Policy decisions are always a matter of trade-offs. Delaying the entire ordinance so an unknown number of relatively affluent homeowners can continue to access a government incentive—which has been available for over a year—puts a small value on the health and other impacts which moved the council to pass the ordinance in the first place.

The City’s own Climate Action Plan calls for them to start phasing out all “small off-road engines” in 2024, a class which includes the very dirtiest engines in landscape maintenance, construction, and other sectors. This setback means the City will blow past their own deadline to get started on even one of these, the gas-powered leaf blower, maybe the dirtiest one of them all.
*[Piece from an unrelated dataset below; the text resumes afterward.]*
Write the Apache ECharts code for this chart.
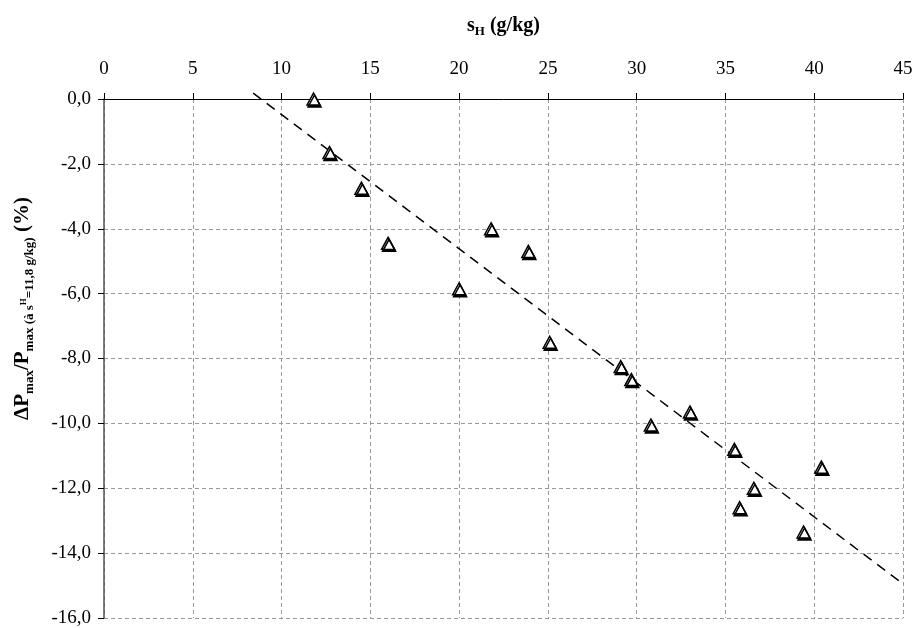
<!DOCTYPE html>
<html><head><meta charset="utf-8">
<script src="https://cdn.jsdelivr.net/npm/echarts@6/dist/echarts.min.js"></script>
<style>html,body{margin:0;padding:0;background:#fff}#c{width:916px;height:628px}</style>
</head><body><div id="c"></div>
<script>
const sH = [11.8, 12.7, 14.5, 16.0, 21.8, 23.9, 20.0, 25.1, 29.1, 29.7, 30.8, 33.0, 35.5, 36.6, 35.8, 40.4, 39.4];
const dP = [0.0, -1.65, -2.75, -4.45, -4.0, -4.7, -5.85, -7.5, -8.25, -8.65, -10.05, -9.65, -10.8, -12.0, -12.6, -11.35, -13.35];
const trendX = [8.4, 45];
const trendY = [0.18, -14.95];
const xTicks = [0, 5, 10, 15, 20, 25, 30, 35, 40, 45];
const yTicks = [0, -2, -4, -6, -8, -10, -12, -14, -16];

const font = '"Liberation Serif", "DejaVu Serif", serif';
const chart = echarts.init(document.getElementById('c'), null, {renderer: 'canvas'});
chart.setOption({
  animation: false,
  backgroundColor: '#fff',
  grid: {left: 104, top: 99, right: 13, bottom: 10, containLabel: false, outerBoundsMode: 'none'},
  xAxis: {
    type: 'value', position: 'top', min: xTicks[0], max: xTicks[xTicks.length - 1], interval: 5,
    name: '{b|s}{s|H}{b| (g/kg)}', nameLocation: 'middle', nameGap: 61,
    nameTextStyle: {rich: {
      b: {fontFamily: font, fontWeight: 'bold', fontSize: 20, color: '#000', lineHeight: 24, verticalAlign: 'middle'},
      s: {fontFamily: font, fontWeight: 'bold', fontSize: 13, color: '#000', lineHeight: 24, verticalAlign: 'bottom', padding: [7, 0, 0, 0]}
    }},
    axisLine: {show: true, onZero: false, lineStyle: {color: '#000', width: 1}},
    axisTick: {show: true, inside: false, length: 6, lineStyle: {color: '#000'}},
    axisLabel: {fontFamily: font, fontSize: 19, color: '#000', margin: 20},
    splitLine: {show: true, lineStyle: {color: '#999', type: [4, 3], width: 1}}
  },
  yAxis: {
    type: 'value', min: yTicks[yTicks.length - 1], max: yTicks[0], interval: 2,
    name: '{b|ΔP}{s|max}{b|/P}{s|max (à s}{t|H}{s|=11,8 g/kg)}{b| (%)}',
    nameLocation: 'middle', nameRotate: 90, nameGap: 68,
    nameTextStyle: {padding: [0, 0, 0, 100], rich: {
      b: {fontFamily: font, fontWeight: 'bold', fontSize: 21, color: '#000', lineHeight: 26, verticalAlign: 'middle'},
      s: {fontFamily: font, fontWeight: 'bold', fontSize: 13, color: '#000', lineHeight: 26, verticalAlign: 'bottom', padding: [7, 0, 0, 0]},
      t: {fontFamily: font, fontWeight: 'bold', fontSize: 9, color: '#000', lineHeight: 26, verticalAlign: 'bottom', padding: [0, 0, 8, 0]}
    }},
    axisLine: {show: true, onZero: false, lineStyle: {color: '#555', width: 1.5}},
    axisTick: {show: true, length: 6, lineStyle: {color: '#000'}},
    axisLabel: {fontFamily: font, fontSize: 19, color: '#000', margin: 13,
      formatter: v => v.toFixed(1).replace('.', ',')},
    splitLine: {show: true, lineStyle: {color: '#999', type: [4, 3], width: 1}}
  },
  series: [
    {
      type: 'line', data: trendX.map((x, i) => [x, trendY[i]]), showSymbol: false, symbol: 'none', clip: false,
      lineStyle: {color: '#000', width: 1.5, type: [10, 7]}, z: 2
    },
    {
      type: 'scatter', data: sH.map((x, i) => [x, dP[i]]), symbol: 'triangle', symbolSize: [13, 12], clip: false,
      itemStyle: {color: '#fff', borderColor: '#000', borderWidth: 1.5, shadowColor: '#000', shadowBlur: 0, shadowOffsetX: 1, shadowOffsetY: 2, opacity: 1},
      z: 3
    }
  ]
});
</script></body></html>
We won’t repeat here all the costs to health, clean air, equity, and workplace safety we’ve been stressing for years now. At times it seems like our City staff and leaders understand—their messaging on climate action and health in all policies sparkles with support for leadership and action. (How many times have you heard, “Santa Cruz is a leader on …”? Our map shows all the California cities that have done this already, many of them years ago.)

And then we see those priorities fall at the feet of a footnote in an incentive program. The subsidy that was designed to grease the wheels of the transition to a cleaner city is wrapped around the axle and putting that transition farther into the future.

As the new date for implementation of the ordinance approaches—July 1, 2025—will the City ask the council to consider yet another delay or even the repeal of the ordinance? 

We need to be ready to stand up and show up, in person, at any such future council meeting.